Rusty filed his opposition to probating either of the 2013 wills. He said that the onset of his father’s dementia was at least five to eight years prior to his death, “thus placing Mr. Rush’s mental capacity in doubt from May 2010 onward.”

Marvin completely disinherited Rusty in the 2013 wills. They will stated, “I do not wish to make any provision hereunder for my son William Maurice Rush, III, or any of his descendants.”

Barbara was named the executor of Marvin’s estate in the 2006 will and in each of the 2013 wills.

The two 2013 wills, which cut Rusty out of any inheritance, “represented a dramatic departure from (Marvin’s) long-standing estate plan of leaving his shares of Stock in Rush Enterprises to his son Rusty,” Rusty’s filing states.

“These wills were also executed shortly after Mr. Rush, apparently with the encouragement of his wife, Barbara, had formed an irrational belief that his son Rusty was somehow ‘at fault’ when the Board of Directors insisted that Mr. Rush step down as Chairman of the Board in May of 2013,” Rusty’s filing continues.

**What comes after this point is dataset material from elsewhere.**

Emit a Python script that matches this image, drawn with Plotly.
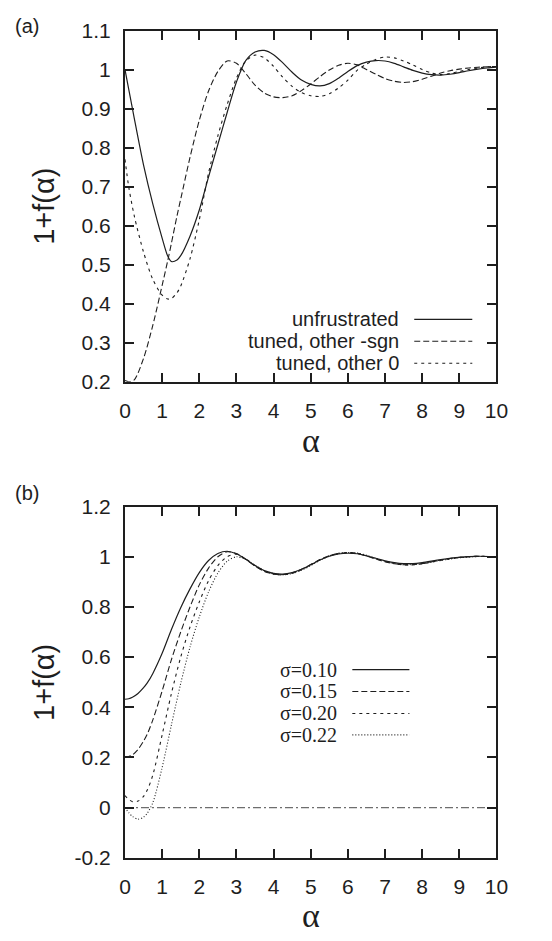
import plotly.graph_objects as go

# ---------------- data: panel (a) ----------------
alpha_a = [0, 0.1, 0.25, 0.5, 0.75, 1.0, 1.15, 1.25, 1.4, 1.5, 1.75, 2.0, 2.25, 2.5,
           2.75, 3.0, 3.25, 3.5, 3.75, 4.0, 4.25, 4.5, 4.75, 5.0, 5.25, 5.5, 5.75,
           6.0, 6.25, 6.5, 6.75, 7.0, 7.25, 7.5, 7.75, 8.0, 8.25, 8.5, 8.75, 9.0,
           9.25, 9.5, 9.75, 10.0]
unfrustrated = [1.0, 0.95, 0.875, 0.755, 0.655, 0.568, 0.522, 0.508, 0.512, 0.523,
                0.573, 0.64, 0.725, 0.808, 0.89, 0.968, 1.023, 1.045, 1.049, 1.038,
                1.017, 0.993, 0.973, 0.962, 0.958, 0.964, 0.978, 0.995, 1.01, 1.019,
                1.023, 1.022, 1.016, 1.007, 0.998, 0.991, 0.987, 0.986, 0.988, 0.992,
                0.997, 1.001, 1.004, 1.006]
tuned_sgn = [0.203, 0.2, 0.205, 0.26, 0.345, 0.447, 0.51, 0.555, 0.625, 0.668,
             0.775, 0.87, 0.945, 0.995, 1.022, 1.016, 0.99, 0.96, 0.94, 0.93,
             0.928, 0.933, 0.946, 0.963, 0.982, 0.999, 1.011, 1.016, 1.012, 1.0,
             0.988, 0.977, 0.97, 0.967, 0.969, 0.975, 0.983, 0.991, 0.997, 1.001,
             1.004, 1.006, 1.007, 1.008]
tuned_zero = [0.77, 0.70, 0.625, 0.532, 0.462, 0.422, 0.412, 0.413, 0.428, 0.445,
              0.515, 0.615, 0.735, 0.83, 0.91, 0.978, 1.022, 1.037, 1.03, 1.008,
              0.98, 0.957, 0.941, 0.933, 0.931, 0.938, 0.953, 0.973, 0.998, 1.014,
              1.026, 1.032, 1.03, 1.022, 1.012, 1.0, 0.991, 0.987, 0.99, 0.995,
              1.0, 1.004, 1.007, 1.008]

# ---------------- data: panel (b) ----------------
alpha_b = [0, 0.1, 0.2, 0.35, 0.5, 0.6, 0.75, 1.0, 1.25, 1.5, 1.75, 2.0, 2.25, 2.5,
           2.75, 3.0, 3.25, 3.5, 3.75, 4.0, 4.25, 4.5, 4.75, 5.0, 5.25, 5.5, 5.75,
           6.0, 6.25, 6.5, 6.75, 7.0, 7.25, 7.5, 7.75, 8.0, 8.5, 9.0, 9.5, 10.0]
sigma_010 = [0.432, 0.434, 0.44, 0.455, 0.478, 0.497, 0.535, 0.615, 0.71, 0.797,
             0.872, 0.937, 0.985, 1.013, 1.022, 1.012, 0.99, 0.965, 0.945, 0.934,
             0.931, 0.937, 0.95, 0.968, 0.987, 1.002, 1.011, 1.014, 1.012, 1.004,
             0.994, 0.984, 0.977, 0.973, 0.973, 0.977, 0.989, 0.998, 1.002, 1.0]
sigma_015 = [0.202, 0.204, 0.21, 0.232, 0.265, 0.293, 0.35, 0.465, 0.59, 0.7,
             0.8, 0.888, 0.955, 1.0, 1.02, 1.013, 0.99, 0.963, 0.942, 0.931,
             0.929, 0.936, 0.95, 0.969, 0.989, 1.004, 1.013, 1.016, 1.013, 1.003,
             0.991, 0.98, 0.972, 0.968, 0.968, 0.973, 0.987, 0.998, 1.002, 1.0]
sigma_020 = [0.048, 0.033, 0.024, 0.026, 0.045, 0.07, 0.13, 0.29, 0.455, 0.6,
             0.72, 0.82, 0.905, 0.965, 1.0, 1.01, 0.992, 0.965, 0.943, 0.931,
             0.928, 0.934, 0.948, 0.967, 0.988, 1.004, 1.014, 1.017, 1.014, 1.004,
             0.992, 0.981, 0.973, 0.968, 0.968, 0.972, 0.986, 0.997, 1.002, 1.0]
sigma_022 = [0.0, -0.02, -0.035, -0.046, -0.038, -0.022, 0.02, 0.16, 0.33, 0.495,
             0.64, 0.76, 0.86, 0.935, 0.982, 1.0, 0.99, 0.967, 0.945, 0.933,
             0.929, 0.933, 0.946, 0.965, 0.986, 1.003, 1.013, 1.017, 1.015, 1.006,
             0.994, 0.983, 0.975, 0.97, 0.969, 0.972, 0.985, 0.996, 1.001, 1.0]
zero_x = [0, 10]
zero_y = [0, 0]

# ---------------- ticks / labels ----------------
x_ticks = [0, 1, 2, 3, 4, 5, 6, 7, 8, 9, 10]
ya_ticks = [0.2, 0.3, 0.4, 0.5, 0.6, 0.7, 0.8, 0.9, 1.0, 1.1]
ya_text = ["0.2", "0.3", "0.4", "0.5", "0.6", "0.7", "0.8", "0.9", "1", "1.1"]
yb_ticks = [-0.2, 0, 0.2, 0.4, 0.6, 0.8, 1.0, 1.2]
yb_text = ["-0.2", "0", "0.2", "0.4", "0.6", "0.8", "1", "1.2"]
legend_a = ["unfrustrated", "tuned, other -sgn", "tuned, other 0"]
legend_b = ["σ=0.10", "σ=0.15", "σ=0.20", "σ=0.22"]

W, H = 552, 941
def px(x):
    return x / W
def py(y):
    return 1 - y / H

INK = "#1e1e1e"
SANS = "Liberation Sans, Arial, Helvetica, sans-serif"
SERIF = "Liberation Serif, Times New Roman, serif"

styles_a = [dict(dash="solid", width=1.2), dict(dash="6px,3px", width=1.1),
            dict(dash="3px,4px", width=1.1)]
styles_b = [dict(dash="solid", width=1.2), dict(dash="6px,3px", width=1.1),
            dict(dash="3px,4px", width=1.1), dict(dash="1px,2px", width=1.1)]

fig = go.Figure()
for ys, st in zip([unfrustrated, tuned_sgn, tuned_zero], styles_a):
    fig.add_trace(go.Scatter(x=alpha_a, y=ys, mode="lines", xaxis="x", yaxis="y",
                             line=dict(color=INK, shape="spline", smoothing=0.8, **st),
                             showlegend=False, hoverinfo="skip"))
fig.add_trace(go.Scatter(x=zero_x, y=zero_y, mode="lines", xaxis="x2", yaxis="y2",
                         line=dict(color="#6e6e6e", width=1.1, dash="8px,3px,2px,3px"),
                         showlegend=False, hoverinfo="skip"))
for ys, st in zip([sigma_010, sigma_015, sigma_020, sigma_022], styles_b):
    fig.add_trace(go.Scatter(x=alpha_b, y=ys, mode="lines", xaxis="x2", yaxis="y2",
                             line=dict(color=INK, shape="spline", smoothing=0.8, **st),
                             showlegend=False, hoverinfo="skip"))

axis_common = dict(showgrid=False, zeroline=False, showline=True, linecolor=INK,
                   linewidth=2, mirror="ticks", ticks="inside", ticklen=9,
                   tickwidth=1.5, tickcolor=INK,
                   tickfont=dict(family=SANS, size=21, color=INK))

xdom = [px(123), px(507)]
fig.update_layout(
    width=W, height=H, margin=dict(l=0, r=0, t=0, b=0),
    paper_bgcolor="white", plot_bgcolor="white",
    xaxis=dict(domain=xdom, range=[0, 10], tickvals=x_ticks, anchor="y",
               ticklabelstandoff=9, **axis_common),
    yaxis=dict(domain=[py(379), py(19)], range=[0.2, 1.1], tickvals=ya_ticks,
               ticktext=ya_text, anchor="x", ticklabelstandoff=8, **axis_common),
    xaxis2=dict(domain=xdom, range=[0, 10], tickvals=x_ticks, anchor="y2",
                ticklabelstandoff=9, **axis_common),
    yaxis2=dict(domain=[py(867), py(507)], range=[-0.2, 1.2], tickvals=yb_ticks,
                ticktext=yb_text, anchor="x2", ticklabelstandoff=8, **axis_common),
)

ann = []
def text(x, y, s, size, family, xanchor="center", textangle=0):
    ann.append(dict(x=px(x), y=py(y), xref="paper", yref="paper", text=s,
                    showarrow=False, xanchor=xanchor, yanchor="middle",
                    textangle=textangle, font=dict(family=family, size=size, color=INK)))

text(22, 14, "(a)", 20, SANS)
text(22, 493, "(b)", 20, SANS)
text(39, 199, "1+f(α)", 29, SANS, textangle=-90)
text(39, 687, "1+f(α)", 29, SANS, textangle=-90)
text(315, 439, "α", 34, SERIF)
text(315, 926, "α", 34, SERIF)

shapes = []
rows_a = [315, 337.5, 360]
for lab, st, yy in zip(legend_a, styles_a, rows_a):
    text(408, yy, lab, 20, SANS, xanchor="right")
    shapes.append(dict(type="line", xref="paper", yref="paper", x0=px(422), x1=px(482),
                       y0=py(yy), y1=py(yy), line=dict(color=INK, **st)))
rows_b = [674, 696.5, 719, 741]
for lab, st, yy in zip(legend_b, styles_b, rows_b):
    text(344, yy, lab, 20, SERIF, xanchor="right")
    shapes.append(dict(type="line", xref="paper", yref="paper", x0=px(358), x1=px(417),
                       y0=py(yy), y1=py(yy), line=dict(color=INK, **st)))

fig.update_layout(annotations=ann, shapes=shapes)
fig.write_html("out.html", config={"displayModeBar": False},
               post_script="document.body.style.margin='0';"
                           "document.body.style.overflow='hidden';")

Barbara challenges Rusty’s argument, saying that the 2013 wills were prepared by a law firm and signed by two witnesses.

Barbara’s argument is that if Marvin truly lacked capacity or was being subjected to undue influence by her, when the will was made in May 2013, then how was it possible that Rusty, who was the CEO and president of Rush Enterprises could have entered into a “Retirement and Transition Agreement” with his father at that time?

Expect this to be a long, drawn out estate battle.

Reference: San Antonio Express-News (August 24, 2018) “Dueling wills filed over late truck dealer Marvin Rush’s estate”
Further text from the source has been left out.